I felt exactly the same way. It’s an effect I occasionally observed as a daily editor for IndigenousX. I’d seek out content from Blak writers on a highly topical event or recent controversy, usually to do with race, and hear of the enervating effect of said episode on somebody’s professional and personal life. Powerful, strong people needed to voluntarily side-line their voices in the interests of self-care.

Broadly speaking, when it comes to understanding what racism is, how it works and the impacts it has on those it’s directed against, Australians are a particularly clueless bunch. It must be so, simply because the obscene expressions of racism just keep coming. Have a look and you will find that it is relentless. For a bitter lark, I and others often co-opt the worksite safety management sign, “Days Without Injury” whenever an incidence of black-face occurs. It’s depressing how frequently we fall back to zero.

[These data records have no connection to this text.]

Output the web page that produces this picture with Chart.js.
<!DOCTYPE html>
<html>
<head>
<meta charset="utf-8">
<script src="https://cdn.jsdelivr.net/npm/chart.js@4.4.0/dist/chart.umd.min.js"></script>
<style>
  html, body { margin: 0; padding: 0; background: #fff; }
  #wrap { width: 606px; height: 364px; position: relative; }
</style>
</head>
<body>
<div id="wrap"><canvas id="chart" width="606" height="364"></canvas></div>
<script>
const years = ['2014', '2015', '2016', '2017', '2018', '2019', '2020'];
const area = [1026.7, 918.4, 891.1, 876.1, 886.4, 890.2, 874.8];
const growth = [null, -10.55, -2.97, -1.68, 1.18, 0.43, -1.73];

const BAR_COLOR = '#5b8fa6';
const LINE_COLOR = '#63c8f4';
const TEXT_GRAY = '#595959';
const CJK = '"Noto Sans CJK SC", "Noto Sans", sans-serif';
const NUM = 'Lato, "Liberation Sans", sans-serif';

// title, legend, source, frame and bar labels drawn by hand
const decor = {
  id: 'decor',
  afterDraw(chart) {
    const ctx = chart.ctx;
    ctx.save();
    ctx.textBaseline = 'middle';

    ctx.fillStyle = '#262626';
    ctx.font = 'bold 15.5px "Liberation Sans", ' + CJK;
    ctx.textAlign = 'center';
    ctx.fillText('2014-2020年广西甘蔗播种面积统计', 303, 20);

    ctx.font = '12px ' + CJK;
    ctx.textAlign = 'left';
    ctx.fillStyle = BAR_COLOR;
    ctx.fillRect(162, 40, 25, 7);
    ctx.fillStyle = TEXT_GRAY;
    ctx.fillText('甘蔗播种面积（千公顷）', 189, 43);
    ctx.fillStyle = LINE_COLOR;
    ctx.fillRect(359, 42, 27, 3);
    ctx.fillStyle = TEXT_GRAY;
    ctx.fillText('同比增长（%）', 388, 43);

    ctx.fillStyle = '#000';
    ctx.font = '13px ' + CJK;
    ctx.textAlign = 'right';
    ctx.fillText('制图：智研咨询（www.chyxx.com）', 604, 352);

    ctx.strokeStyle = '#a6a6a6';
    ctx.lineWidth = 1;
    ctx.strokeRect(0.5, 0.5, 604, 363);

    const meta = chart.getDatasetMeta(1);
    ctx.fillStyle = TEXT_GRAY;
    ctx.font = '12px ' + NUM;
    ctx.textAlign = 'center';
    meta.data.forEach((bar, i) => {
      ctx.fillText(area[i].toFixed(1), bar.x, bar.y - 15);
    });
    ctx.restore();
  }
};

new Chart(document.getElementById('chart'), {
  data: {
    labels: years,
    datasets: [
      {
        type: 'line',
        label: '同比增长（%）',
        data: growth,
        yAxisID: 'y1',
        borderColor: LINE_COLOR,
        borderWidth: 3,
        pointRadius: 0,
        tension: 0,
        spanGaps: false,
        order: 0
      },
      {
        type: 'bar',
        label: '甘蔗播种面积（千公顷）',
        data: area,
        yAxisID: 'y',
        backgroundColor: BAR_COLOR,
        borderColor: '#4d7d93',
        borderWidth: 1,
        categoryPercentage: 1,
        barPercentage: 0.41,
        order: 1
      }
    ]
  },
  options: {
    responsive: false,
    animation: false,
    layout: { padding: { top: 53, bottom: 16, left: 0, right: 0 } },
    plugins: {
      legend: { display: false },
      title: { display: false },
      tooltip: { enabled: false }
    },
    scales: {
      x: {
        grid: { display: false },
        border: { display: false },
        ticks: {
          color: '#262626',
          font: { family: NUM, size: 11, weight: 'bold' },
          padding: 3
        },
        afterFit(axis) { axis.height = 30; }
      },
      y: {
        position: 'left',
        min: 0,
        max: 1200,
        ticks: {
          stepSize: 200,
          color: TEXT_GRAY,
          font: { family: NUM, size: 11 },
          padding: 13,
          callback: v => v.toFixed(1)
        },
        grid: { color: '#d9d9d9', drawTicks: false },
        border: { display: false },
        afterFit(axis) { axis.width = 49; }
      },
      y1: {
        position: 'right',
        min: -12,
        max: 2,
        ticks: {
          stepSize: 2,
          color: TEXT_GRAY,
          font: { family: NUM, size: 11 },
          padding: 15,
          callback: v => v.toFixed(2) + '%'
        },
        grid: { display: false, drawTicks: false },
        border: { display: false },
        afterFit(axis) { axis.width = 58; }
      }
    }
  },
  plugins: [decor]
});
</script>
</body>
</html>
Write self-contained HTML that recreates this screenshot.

Racism is running rife – though it always has in Australia. In the past week alone, a white supremacist slogan has almost gained government endorsement; revelations have surfaced that 25 neo-Nazis managed to infiltrate the Young Nationals; the election posters of Hobart City Council candidate Yongbei Tang have been defaced with offensively racist slogans; new laws proven to unfairly target the youth of marginalised ethnic communities have been implemented; there’s been yet another racially charged gaff on channel 7’s Sunrise breakfast program; not to mention the numerous forms and occurrences of racialised dog-whistling being deployed by opportunistic state and federal governments scrapping for votes in looming elections.

Witnessing this racism affects our health. It has proven emotional and physiological impacts. International research indicates that it can lead to hypertension and heart disease. There are also harmful effects on the immune and endocrine systems which can lead to things like pulmonary disease, kidney disfunction and cancer.

Psychological distress stemming from exposure to racism is often a key contributor to substance abuse. Elite racism – the kinds of racism filtering down from parliament, for example, to fuel racist attitudes amongst the general public – also leads to unequal access to societal resources required for good health and well-being, such as education, employment and housing.

Physical violence arising from racism obviously also has an impact on health, as does contact with the criminal justice and detention systems.

These deep and complex implications of racism on health are well known, even in the most senior political departments. It’s clear government ministers – the majority of whom have had the privilege of never once experiencing enduring racism – are not only naively and/or wilfully blind to it, but ready at any moment to arbitrarily subject our lives to that harm.